The internet is full of ‘great ideas’ for promoting your company and your product, but how many of them really work?
Our company has been promoting online for years, and the one lesson that keeps coming home is the old saying, if you want something done right, do it yourself. We’ve hired people and companies over the years who are supposed to be the best at online promotions, and not one of them has performed to the standard they ‘sold’ us on. Instead, our own efforts, with help from our friends, have surpassed those of every ‘expert’ to whom we’ve paid money.
I’m sure our company’s story is no different than hundreds out there: we spent money on webmasters who created sites that did not do what they were supposed to do, and worse yet, cost us time and money by breaking links with our old, homemade site. We hired online marketing experts who did nothing tangible for our sales. We paid sales teams who started off telling us how great our product was and months later complained that they couldn’t sell it because it ‘wasn’t ready’. Meanwhile we were selling it ourselves, directly.
So if there’s a lesson I’ve learned over and over it’s this: no one knows our story better than we do, and we need to tell it as many times as we can in as many ways as we can. Then, our online marketing resources can be used for advertising our own message.

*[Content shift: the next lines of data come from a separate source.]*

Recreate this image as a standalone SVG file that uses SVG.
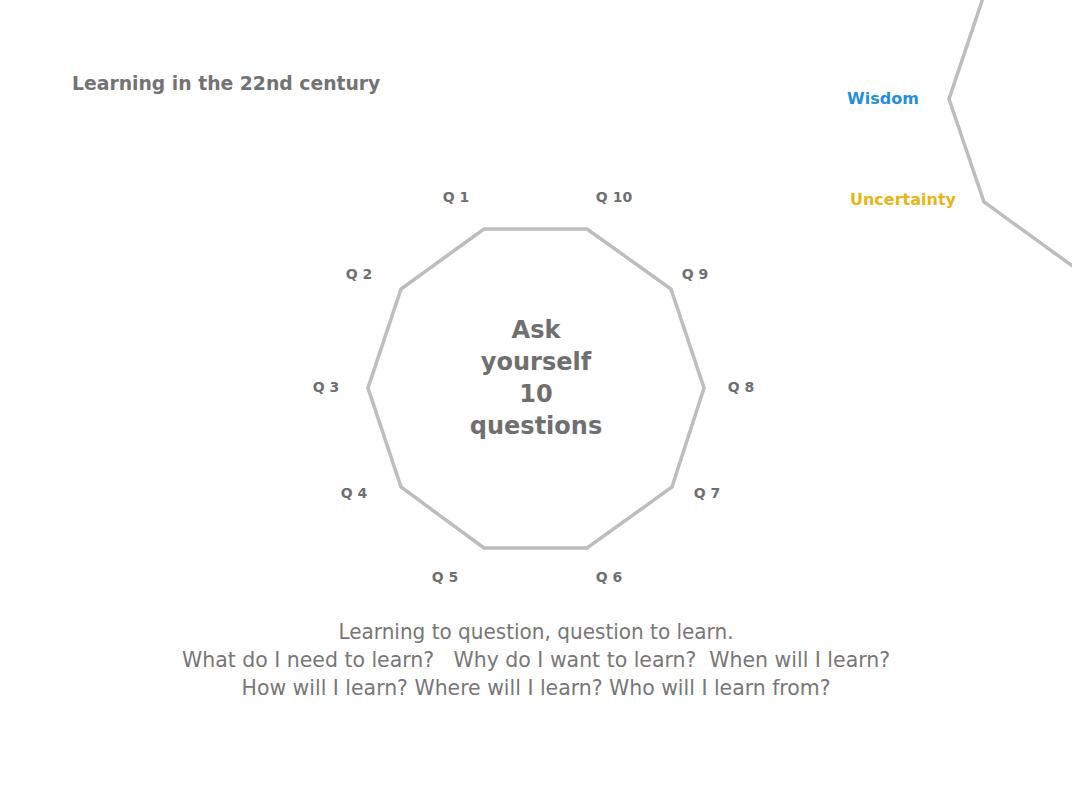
<svg xmlns="http://www.w3.org/2000/svg" width="1072" height="786" viewBox="0 0 1072 786">
<style>
.title{font-family:"DejaVu Sans",Verdana,sans-serif;font-weight:bold;font-size:18.8px;fill:#737373}
.q{font-family:"DejaVu Sans",Verdana,sans-serif;font-weight:bold;font-size:14px;fill:#6f6f6f;text-anchor:middle}
.center{font-family:"DejaVu Sans",Verdana,sans-serif;font-weight:bold;font-size:24px;fill:#6f6f6f;text-anchor:middle}
.kw{font-family:"DejaVu Sans",Verdana,sans-serif;font-weight:bold;font-size:16px;text-anchor:middle}
.body{font-family:"DejaVu Sans Condensed","Liberation Sans",sans-serif;font-size:21px;fill:#777;text-anchor:middle}
.shape{fill:none;stroke:#bdbdbd;stroke-width:3.5;stroke-linejoin:miter}
</style>
<rect width="1072" height="786" fill="#fff"/>
<text class="title" x="72" y="90">Learning in the 22nd century</text>
<g id="decagon">
<polygon class="shape" points="484,229 587,229 671,289 704,388 672,487 587,548 484,548 401,487 368,388 401,289"/>
<text class="center" x="536" y="338">Ask</text>
<text class="center" x="536" y="370">yourself</text>
<text class="center" x="536" y="402">10</text>
<text class="center" x="536" y="434">questions</text>
</g>
<g id="labels">
<text class="q" x="456" y="202">Q 1</text>
<text class="q" x="614" y="202">Q 10</text>
<text class="q" x="359" y="279">Q 2</text>
<text class="q" x="695" y="279">Q 9</text>
<text class="q" x="326" y="392">Q 3</text>
<text class="q" x="741" y="392">Q 8</text>
<text class="q" x="354" y="498">Q 4</text>
<text class="q" x="707" y="498">Q 7</text>
<text class="q" x="445" y="582">Q 5</text>
<text class="q" x="609" y="582">Q 6</text>
</g>
<g id="outer">
<polyline class="shape" points="983,-2 949,99 984,202 1074,267"/>
<text class="kw" x="883" y="104" fill="#1f8fe0">Wisdom</text>
<text class="kw" x="903" y="205" fill="#e9b511">Uncertainty</text>
</g>
<g id="caption">
<text class="body" x="536" y="639" textLength="395" lengthAdjust="spacingAndGlyphs">Learning to question, question to learn.</text>
<text class="body" x="536" y="667" xml:space="preserve" textLength="708" lengthAdjust="spacingAndGlyphs">What do I need to learn?   Why do I want to learn?  When will I learn?</text>
<text class="body" x="536" y="695" textLength="589" lengthAdjust="spacingAndGlyphs">How will I learn? Where will I learn? Who will I learn from?</text>
</g>
</svg>
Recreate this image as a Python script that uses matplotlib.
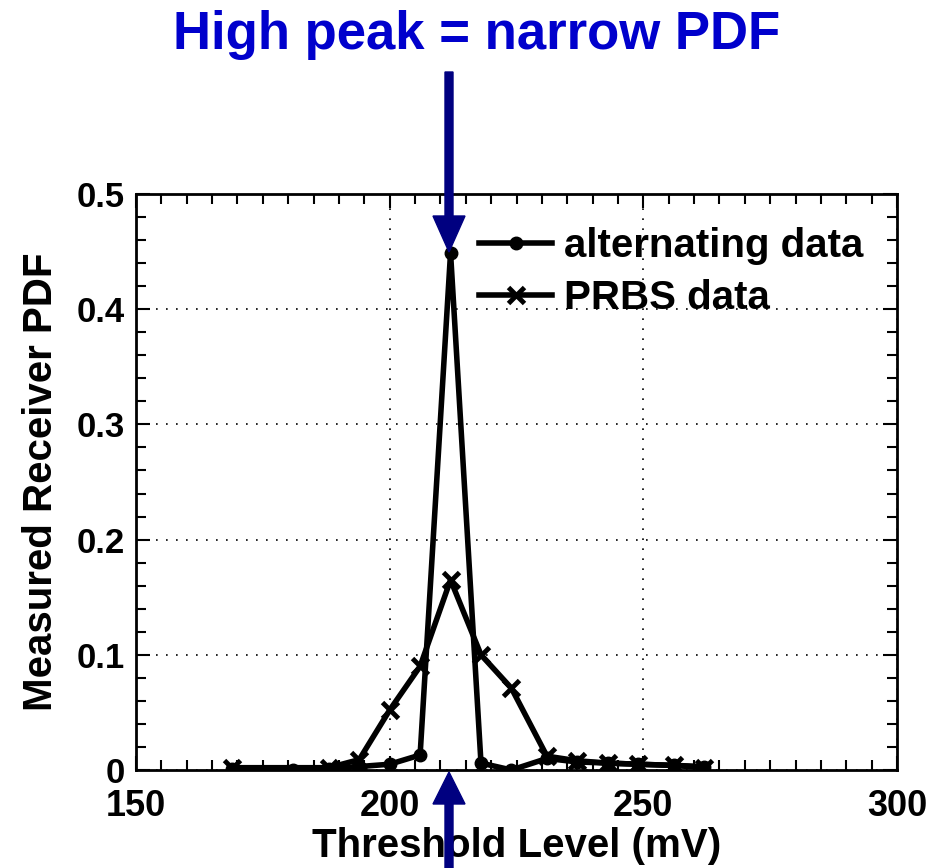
import matplotlib
matplotlib.use('Agg')
import matplotlib.pyplot as plt
from matplotlib.patches import FancyArrow
from matplotlib.transforms import IdentityTransform
from matplotlib.ticker import MultipleLocator

# threshold level (mV) and measured PDF values
alt_x = [169, 181, 188, 194, 200, 206, 212, 218, 224, 231, 237, 243, 249, 256, 262]
alt_y = [0.001, 0.0, 0.001, 0.003, 0.005, 0.013, 0.449, 0.006, 0.0, 0.010, 0.007, 0.006, 0.005, 0.004, 0.003]

prbs_x = [169, 188, 194, 200, 206, 212, 218, 224, 231, 237, 243, 249, 256, 262]
prbs_y = [0.002, 0.002, 0.009, 0.052, 0.090, 0.165, 0.100, 0.071, 0.012, 0.008, 0.006, 0.005, 0.004, 0.002]

labels = ['alternating data', 'PRBS data']
title = 'High peak = narrow PDF'

sans = ['Liberation Sans', 'DejaVu Sans']

W, H = 935, 868
fig = plt.figure(figsize=(W / 100, H / 100), dpi=100)
ax = fig.add_axes([136 / W, 1 - 770 / H, (897 - 136) / W, (770 - 194) / H])

ax.plot(alt_x, alt_y, color='black', lw=4, marker='o', ms=9, label=labels[0])
ax.plot(prbs_x, prbs_y, color='black', lw=4, marker='x', ms=12, mew=3.5, label=labels[1])

ax.set_xlim(150, 300)
ax.set_ylim(0, 0.5)
ax.xaxis.set_major_locator(MultipleLocator(50))
ax.xaxis.set_minor_locator(MultipleLocator(5))
ax.yaxis.set_major_locator(MultipleLocator(0.1))
ax.yaxis.set_minor_locator(MultipleLocator(0.02))
ax.grid(True, which='major', color='black', ls=(0, (1, 5)), lw=1.2)
ax.tick_params(which='both', direction='in', top=True, right=True, width=1.5)
ax.tick_params(which='major', length=10)
ax.tick_params(which='minor', length=7)
for s in ax.spines.values():
    s.set_linewidth(2)

ax.set_yticks([0, 0.1, 0.2, 0.3, 0.4, 0.5])
ax.set_yticklabels(['0', '0.1', '0.2', '0.3', '0.4', '0.5'], family=sans, weight='bold', fontsize=25)
ax.set_xticks([150, 200, 250, 300])
ax.set_xticklabels(['150', '200', '250', '300'], family=sans, weight='bold', fontsize=26)
ax.tick_params(axis='y', pad=8)
ax.tick_params(axis='x', pad=14)

ax.set_xlabel('Threshold Level (mV)', family=sans, weight='bold', fontsize=29, labelpad=2)
ax.set_ylabel('Measured Receiver PDF', family=sans, weight='bold', fontsize=29, labelpad=12)

ax.legend(loc='upper left', bbox_to_anchor=(0.43, 0.97), frameon=False,
          prop={'family': sans, 'weight': 'bold', 'size': 29},
          handlelength=1.8, handletextpad=0.3, labelspacing=0.35, borderaxespad=0)

fig.text(477 / W, 1 - 35 / H, title, ha='center', va='center', color='#0000cc',
         family=sans, weight='bold', fontsize=38)

# arrows in figure pixels (y measured from bottom)
arrow_col = '#000080'
fig.add_artist(FancyArrow(449, H - 72, 0, -180, width=8, head_width=32, head_length=36,
                          length_includes_head=True, color=arrow_col,
                          transform=IdentityTransform()))
fig.add_artist(FancyArrow(449, 0, 0, H - 772, width=8, head_width=32, head_length=32,
                          length_includes_head=True, color=arrow_col,
                          transform=IdentityTransform()))

fig.savefig('out.png', dpi=100)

What have we found we need to sell our product? There are a few key tools that you can use yourself, and we have found that they work for Selkie Software, with a modest, incremental build of momentum.
Of course you need a good website – it doesn’t have to be fancy. In our case, we offer data recovery software that will recover your files when they are trapped by a Windows crash – the dreaded Blue Screen of Death. So, what our potential customers need to see is what we do and whether we can help them. We provide a free trial download, so there’s not much risk. It helped when we put Paypal on our site since some customers seemed leery of using the less well-known systems – we started with eSellerate.
We had some very good advice from friends like Doctor File Finder (http://www.drff.com) and Don Watkins of PC Net-Online (http://www.pcnet-online.com), and one of the most useful tips was to set up PAD files. If you haven’t heard of them before, they are very useful tools. So that your head doesn’t hurt when I describe them, PAD stands for ‘Portable Application Description’ and it’s a form you fill out which carries all the important information for your software program or technology.
The program that creates the form, originally put together by software whiz Harold Holmes of Lincoln Beach Software, is usually found on the Association of Shareware Professionals site. At the time I’m writing this, that download is not active (unusual!) however you can get the free download here: http://www.brothersoft.com/padgen-8433.html
Don’t be intimidated by the form. As long as you take it step by step, and just enter your product’s info, you’ll do great. A tip here is that it will prompt you to validate your info before you ‘build’ your PAD file. Go ahead and do this once, or even a couple of times to tweak it, but in the end if you’re ready to start entering putting your software on other sales sites, create your final file. I’ll do a separate blog piece just on PAD files soon.
Once you have a link that ends in ‘.xml’ you are ready to start offering your software to other sites to sell. That’s the beauty of the internet: there are tens of thousands of software sites already set up to backlink to you and sell your software. I will talk more about this in the article that expands on PAD files. There’s also news release sites, blogs, and article posting sites that are hungry for good content and free ways to promote yourself. Most of these are useful.
I wish I had the money back that we spent on website experts and lame sales people. Then we could use it on ad words. Ad words are great for our industry; even though data recovery is one of the most expensive keyword categories, and our team is smaller these days but much more effective.
There are no shortcuts. We all get by with a little help from our friends, and a focus on our end game.